**What is being asked**.
In the entries below, identify every line with the string "script" and copy it.

**Provided material**.

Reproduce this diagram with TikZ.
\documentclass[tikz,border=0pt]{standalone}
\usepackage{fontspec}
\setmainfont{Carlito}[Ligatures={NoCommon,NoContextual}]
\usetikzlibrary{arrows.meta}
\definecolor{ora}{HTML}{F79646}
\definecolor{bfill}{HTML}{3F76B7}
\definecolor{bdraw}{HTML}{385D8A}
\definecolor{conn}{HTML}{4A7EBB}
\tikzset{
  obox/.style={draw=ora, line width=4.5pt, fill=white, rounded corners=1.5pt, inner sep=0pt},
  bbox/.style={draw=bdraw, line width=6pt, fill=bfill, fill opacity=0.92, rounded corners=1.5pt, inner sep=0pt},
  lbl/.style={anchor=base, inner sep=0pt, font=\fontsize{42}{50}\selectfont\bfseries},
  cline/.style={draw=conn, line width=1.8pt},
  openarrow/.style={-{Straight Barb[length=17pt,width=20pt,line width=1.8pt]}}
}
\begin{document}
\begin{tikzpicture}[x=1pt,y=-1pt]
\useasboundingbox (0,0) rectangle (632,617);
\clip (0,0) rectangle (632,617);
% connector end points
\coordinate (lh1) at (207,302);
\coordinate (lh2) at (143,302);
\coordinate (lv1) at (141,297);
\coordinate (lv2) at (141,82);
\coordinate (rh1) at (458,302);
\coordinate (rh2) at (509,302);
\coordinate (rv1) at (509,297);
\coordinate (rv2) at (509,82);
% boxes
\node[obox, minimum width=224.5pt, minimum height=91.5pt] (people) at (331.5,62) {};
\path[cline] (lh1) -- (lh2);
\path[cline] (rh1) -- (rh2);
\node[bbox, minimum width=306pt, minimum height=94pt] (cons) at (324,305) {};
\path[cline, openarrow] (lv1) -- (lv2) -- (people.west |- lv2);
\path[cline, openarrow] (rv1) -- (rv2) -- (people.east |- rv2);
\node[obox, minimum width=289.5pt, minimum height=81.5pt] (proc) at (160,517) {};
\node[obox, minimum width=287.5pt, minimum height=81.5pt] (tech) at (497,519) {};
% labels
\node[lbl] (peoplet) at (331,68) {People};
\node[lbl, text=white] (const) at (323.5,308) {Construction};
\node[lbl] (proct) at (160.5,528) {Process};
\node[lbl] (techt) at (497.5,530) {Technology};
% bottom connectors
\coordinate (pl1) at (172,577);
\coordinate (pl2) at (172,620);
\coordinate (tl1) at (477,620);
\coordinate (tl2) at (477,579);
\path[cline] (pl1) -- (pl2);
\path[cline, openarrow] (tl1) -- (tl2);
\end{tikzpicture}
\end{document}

--

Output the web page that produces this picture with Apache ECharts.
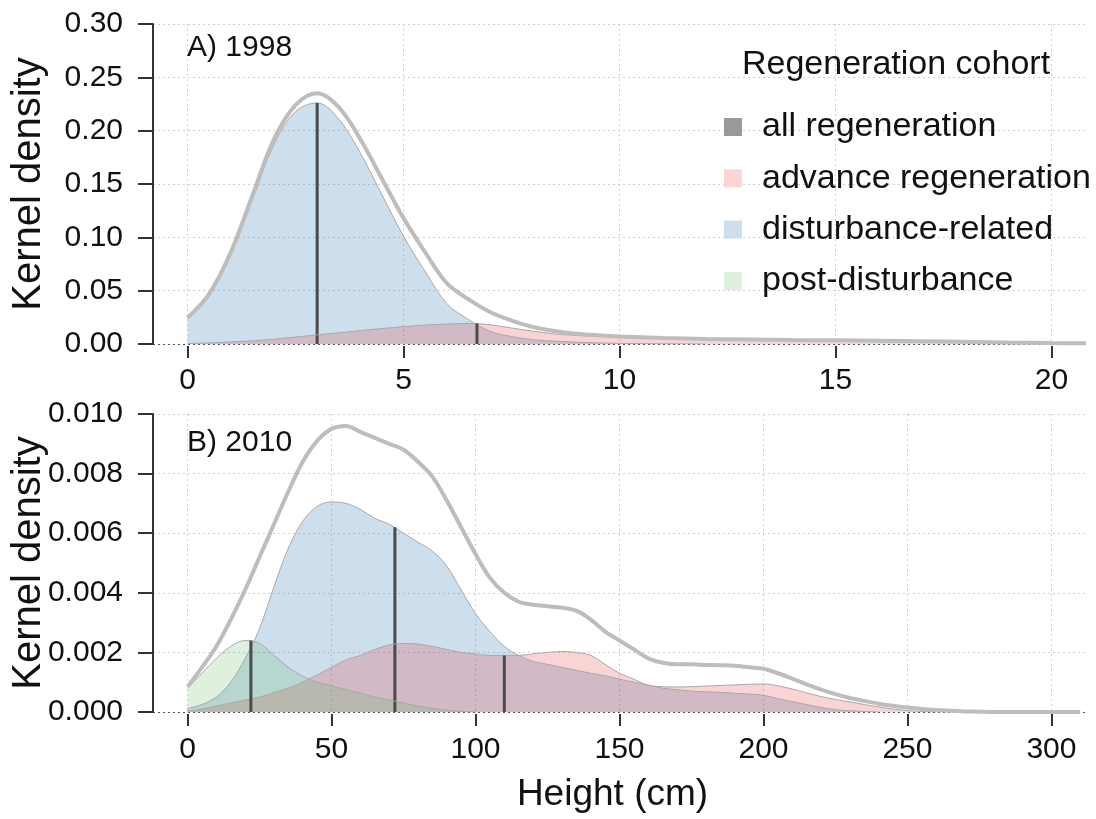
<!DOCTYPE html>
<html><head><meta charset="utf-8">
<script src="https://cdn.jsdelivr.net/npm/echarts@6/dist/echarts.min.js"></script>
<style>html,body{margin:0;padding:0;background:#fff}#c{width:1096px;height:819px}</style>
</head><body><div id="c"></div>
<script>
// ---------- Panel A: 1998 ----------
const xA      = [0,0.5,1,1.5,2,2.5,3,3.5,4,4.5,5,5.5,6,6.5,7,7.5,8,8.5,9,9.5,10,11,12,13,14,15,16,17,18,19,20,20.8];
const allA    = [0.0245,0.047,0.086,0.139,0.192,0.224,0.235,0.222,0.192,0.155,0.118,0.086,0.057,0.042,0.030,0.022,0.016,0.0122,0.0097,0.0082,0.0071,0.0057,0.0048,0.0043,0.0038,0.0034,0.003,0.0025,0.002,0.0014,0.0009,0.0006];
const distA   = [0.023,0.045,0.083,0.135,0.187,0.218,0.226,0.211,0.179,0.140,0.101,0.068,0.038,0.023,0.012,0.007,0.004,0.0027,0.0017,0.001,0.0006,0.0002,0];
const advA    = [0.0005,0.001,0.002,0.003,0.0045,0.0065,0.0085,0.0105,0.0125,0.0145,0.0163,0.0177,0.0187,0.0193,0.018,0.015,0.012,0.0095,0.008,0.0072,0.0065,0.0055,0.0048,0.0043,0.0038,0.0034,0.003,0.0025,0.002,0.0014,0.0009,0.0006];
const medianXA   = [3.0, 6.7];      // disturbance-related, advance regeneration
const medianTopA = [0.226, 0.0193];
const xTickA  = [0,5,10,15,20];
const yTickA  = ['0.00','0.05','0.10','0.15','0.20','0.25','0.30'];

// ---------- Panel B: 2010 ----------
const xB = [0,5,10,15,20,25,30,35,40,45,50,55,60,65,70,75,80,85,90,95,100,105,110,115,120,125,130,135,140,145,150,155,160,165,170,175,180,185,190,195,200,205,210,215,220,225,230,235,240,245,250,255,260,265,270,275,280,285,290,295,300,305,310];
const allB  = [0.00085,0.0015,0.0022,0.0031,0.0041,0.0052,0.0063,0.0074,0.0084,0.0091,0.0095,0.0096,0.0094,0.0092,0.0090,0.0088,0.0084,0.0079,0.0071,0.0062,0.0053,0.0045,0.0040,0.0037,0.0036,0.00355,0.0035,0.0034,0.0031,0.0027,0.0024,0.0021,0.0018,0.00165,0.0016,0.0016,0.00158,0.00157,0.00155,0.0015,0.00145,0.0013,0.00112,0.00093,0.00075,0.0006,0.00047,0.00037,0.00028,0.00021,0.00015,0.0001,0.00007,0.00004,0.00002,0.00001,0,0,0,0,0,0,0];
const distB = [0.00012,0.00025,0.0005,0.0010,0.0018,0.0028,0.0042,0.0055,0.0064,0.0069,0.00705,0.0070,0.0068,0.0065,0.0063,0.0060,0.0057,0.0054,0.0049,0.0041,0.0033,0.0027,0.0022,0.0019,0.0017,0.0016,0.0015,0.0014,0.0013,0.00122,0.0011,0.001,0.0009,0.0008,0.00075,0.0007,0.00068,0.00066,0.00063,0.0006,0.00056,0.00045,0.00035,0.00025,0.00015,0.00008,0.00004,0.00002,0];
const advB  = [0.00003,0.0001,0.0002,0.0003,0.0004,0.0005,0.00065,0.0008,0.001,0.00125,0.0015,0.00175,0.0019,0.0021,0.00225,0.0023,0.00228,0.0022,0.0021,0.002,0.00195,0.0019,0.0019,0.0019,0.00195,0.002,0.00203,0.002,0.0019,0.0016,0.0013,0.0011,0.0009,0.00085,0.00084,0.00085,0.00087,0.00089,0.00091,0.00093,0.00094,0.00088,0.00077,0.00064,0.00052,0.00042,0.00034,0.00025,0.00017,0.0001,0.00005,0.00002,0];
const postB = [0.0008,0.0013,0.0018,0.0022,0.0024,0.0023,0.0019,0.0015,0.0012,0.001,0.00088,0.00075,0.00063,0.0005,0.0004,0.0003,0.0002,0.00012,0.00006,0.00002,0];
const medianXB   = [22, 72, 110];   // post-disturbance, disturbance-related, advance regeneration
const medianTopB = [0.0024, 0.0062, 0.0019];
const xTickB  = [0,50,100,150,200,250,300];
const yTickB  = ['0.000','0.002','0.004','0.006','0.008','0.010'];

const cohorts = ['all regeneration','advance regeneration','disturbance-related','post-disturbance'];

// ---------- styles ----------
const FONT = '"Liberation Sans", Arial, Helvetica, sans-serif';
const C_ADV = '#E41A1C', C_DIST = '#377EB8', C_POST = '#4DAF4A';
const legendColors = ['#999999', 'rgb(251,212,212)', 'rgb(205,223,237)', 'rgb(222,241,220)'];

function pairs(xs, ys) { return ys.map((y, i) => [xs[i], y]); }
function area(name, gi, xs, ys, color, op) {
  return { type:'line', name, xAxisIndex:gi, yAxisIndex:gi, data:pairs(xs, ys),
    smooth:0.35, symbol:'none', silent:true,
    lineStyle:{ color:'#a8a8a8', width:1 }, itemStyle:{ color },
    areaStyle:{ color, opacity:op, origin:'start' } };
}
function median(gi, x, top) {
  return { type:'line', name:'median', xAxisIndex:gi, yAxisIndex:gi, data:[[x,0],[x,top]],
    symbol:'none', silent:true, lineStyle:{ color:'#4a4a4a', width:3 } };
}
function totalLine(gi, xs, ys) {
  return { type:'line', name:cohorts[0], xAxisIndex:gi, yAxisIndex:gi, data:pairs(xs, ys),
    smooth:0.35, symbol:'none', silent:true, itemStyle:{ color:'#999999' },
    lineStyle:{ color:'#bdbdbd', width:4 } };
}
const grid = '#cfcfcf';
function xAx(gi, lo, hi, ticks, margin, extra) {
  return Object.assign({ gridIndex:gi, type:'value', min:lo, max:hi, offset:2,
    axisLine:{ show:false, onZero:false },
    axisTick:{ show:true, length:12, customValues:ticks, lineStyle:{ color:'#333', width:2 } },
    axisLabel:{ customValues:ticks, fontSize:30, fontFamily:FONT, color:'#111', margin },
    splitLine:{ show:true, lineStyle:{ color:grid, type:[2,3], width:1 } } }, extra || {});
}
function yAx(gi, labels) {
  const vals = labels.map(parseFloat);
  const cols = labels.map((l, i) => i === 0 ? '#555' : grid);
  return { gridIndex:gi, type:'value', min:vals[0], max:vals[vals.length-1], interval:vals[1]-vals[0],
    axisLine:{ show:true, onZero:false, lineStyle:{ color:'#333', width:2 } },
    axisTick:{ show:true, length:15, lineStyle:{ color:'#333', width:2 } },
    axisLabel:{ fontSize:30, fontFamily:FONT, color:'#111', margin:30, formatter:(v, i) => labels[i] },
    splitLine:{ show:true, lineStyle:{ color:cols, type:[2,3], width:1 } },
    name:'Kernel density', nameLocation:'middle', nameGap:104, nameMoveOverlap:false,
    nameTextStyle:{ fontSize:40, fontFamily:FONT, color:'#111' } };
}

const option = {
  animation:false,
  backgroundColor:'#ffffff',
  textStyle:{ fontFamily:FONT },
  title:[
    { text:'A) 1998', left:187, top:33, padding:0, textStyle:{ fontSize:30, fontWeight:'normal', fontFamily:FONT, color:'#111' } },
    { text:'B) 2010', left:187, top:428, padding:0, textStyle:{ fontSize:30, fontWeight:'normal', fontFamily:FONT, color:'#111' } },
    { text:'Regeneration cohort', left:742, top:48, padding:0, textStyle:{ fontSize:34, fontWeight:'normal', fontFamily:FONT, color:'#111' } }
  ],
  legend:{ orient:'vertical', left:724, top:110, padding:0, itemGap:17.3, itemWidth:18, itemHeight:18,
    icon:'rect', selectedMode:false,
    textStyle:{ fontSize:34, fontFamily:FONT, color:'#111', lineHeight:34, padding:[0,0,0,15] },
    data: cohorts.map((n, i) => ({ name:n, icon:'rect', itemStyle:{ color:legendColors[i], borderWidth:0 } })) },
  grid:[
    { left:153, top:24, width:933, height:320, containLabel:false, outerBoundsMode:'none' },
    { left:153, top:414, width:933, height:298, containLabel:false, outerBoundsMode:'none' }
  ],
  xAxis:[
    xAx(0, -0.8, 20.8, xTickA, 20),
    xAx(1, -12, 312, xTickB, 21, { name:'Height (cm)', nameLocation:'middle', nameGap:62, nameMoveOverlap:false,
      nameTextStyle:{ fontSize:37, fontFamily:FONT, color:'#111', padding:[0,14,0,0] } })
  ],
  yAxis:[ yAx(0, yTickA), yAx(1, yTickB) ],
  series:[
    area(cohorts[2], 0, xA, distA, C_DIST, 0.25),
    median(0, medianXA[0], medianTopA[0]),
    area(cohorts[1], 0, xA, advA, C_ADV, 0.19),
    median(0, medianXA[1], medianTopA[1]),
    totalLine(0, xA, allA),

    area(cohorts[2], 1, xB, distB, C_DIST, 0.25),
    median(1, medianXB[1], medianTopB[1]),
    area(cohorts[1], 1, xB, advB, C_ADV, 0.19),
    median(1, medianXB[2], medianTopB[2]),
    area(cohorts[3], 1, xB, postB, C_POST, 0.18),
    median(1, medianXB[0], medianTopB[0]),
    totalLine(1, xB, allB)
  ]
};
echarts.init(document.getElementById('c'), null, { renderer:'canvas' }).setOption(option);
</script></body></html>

* * *

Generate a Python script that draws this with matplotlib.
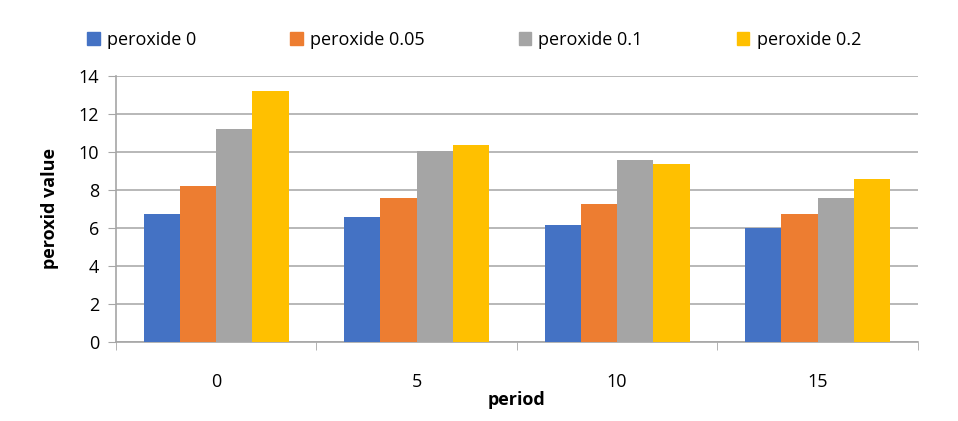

**The reply**.
<script src="https://cdn.jsdelivr.net/npm/echarts@6/dist/echarts.min.js"></script>
<script>
</script></body></html>
Generate a Python script that draws this with matplotlib.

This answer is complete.